* Start *

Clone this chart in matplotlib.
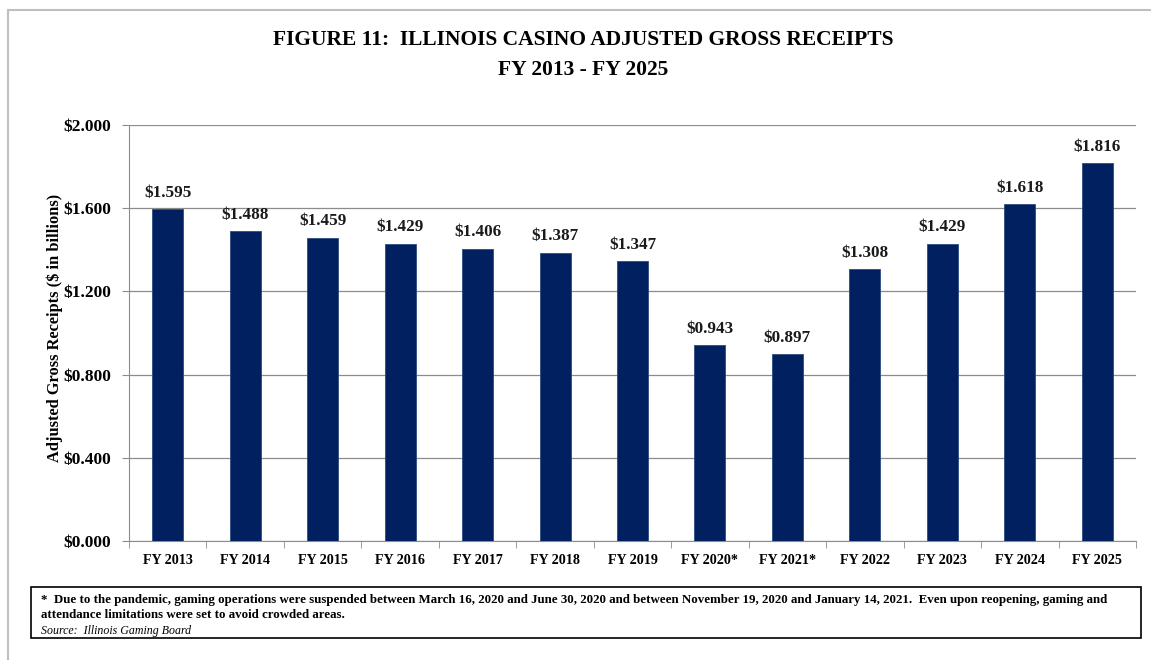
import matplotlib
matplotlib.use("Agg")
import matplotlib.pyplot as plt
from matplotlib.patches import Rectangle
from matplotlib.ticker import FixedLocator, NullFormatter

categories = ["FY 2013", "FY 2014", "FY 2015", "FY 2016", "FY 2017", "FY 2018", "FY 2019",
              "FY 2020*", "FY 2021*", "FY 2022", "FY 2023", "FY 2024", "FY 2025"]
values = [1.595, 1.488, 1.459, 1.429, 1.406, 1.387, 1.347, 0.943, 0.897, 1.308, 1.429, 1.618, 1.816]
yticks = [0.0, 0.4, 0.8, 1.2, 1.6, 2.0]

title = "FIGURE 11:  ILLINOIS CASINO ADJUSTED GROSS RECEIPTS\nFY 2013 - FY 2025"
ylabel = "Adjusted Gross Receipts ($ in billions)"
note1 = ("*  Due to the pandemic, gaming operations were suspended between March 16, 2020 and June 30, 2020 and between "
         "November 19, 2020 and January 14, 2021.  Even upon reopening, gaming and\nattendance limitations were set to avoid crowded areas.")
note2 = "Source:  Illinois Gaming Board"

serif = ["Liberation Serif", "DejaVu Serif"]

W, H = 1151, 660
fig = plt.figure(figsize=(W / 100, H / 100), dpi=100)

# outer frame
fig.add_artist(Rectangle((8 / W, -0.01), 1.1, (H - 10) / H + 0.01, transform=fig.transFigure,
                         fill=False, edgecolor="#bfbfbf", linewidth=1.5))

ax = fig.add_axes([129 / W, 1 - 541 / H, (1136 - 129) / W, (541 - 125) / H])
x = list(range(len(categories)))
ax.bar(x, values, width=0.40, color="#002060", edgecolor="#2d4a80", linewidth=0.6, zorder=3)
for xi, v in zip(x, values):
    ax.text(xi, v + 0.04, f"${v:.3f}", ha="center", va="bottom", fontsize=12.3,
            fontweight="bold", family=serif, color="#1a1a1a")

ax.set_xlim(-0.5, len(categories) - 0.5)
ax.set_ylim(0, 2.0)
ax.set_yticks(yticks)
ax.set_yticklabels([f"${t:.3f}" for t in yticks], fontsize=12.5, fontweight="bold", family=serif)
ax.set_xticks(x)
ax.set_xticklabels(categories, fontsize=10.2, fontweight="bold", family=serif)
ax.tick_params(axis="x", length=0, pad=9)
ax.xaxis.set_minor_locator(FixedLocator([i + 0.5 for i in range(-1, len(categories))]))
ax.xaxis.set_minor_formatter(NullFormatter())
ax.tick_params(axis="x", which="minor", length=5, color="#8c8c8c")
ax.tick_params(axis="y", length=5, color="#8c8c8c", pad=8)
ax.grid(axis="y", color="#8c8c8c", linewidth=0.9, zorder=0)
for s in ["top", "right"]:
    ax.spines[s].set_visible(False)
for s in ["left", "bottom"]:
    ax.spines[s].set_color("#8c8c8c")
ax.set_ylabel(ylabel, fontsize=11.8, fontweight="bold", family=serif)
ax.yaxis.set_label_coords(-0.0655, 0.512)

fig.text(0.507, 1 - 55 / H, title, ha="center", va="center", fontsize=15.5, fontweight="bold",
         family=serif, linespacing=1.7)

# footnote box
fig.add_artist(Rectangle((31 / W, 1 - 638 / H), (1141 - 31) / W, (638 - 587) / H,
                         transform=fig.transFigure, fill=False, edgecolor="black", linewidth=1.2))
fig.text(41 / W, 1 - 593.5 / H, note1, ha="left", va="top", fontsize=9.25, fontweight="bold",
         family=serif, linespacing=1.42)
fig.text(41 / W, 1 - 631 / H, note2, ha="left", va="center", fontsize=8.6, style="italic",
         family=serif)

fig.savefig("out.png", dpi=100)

* End *

### Stated exercise
Leave out any pictures and return exactly the lines from the beginning of the data through the line with "from matplotlib.ticker import", inclusive.

### Output for this exercise
Clone this chart in matplotlib.
import matplotlib
matplotlib.use("Agg")
import matplotlib.pyplot as plt
from matplotlib.patches import Rectangle
from matplotlib.ticker import FixedLocator, NullFormatter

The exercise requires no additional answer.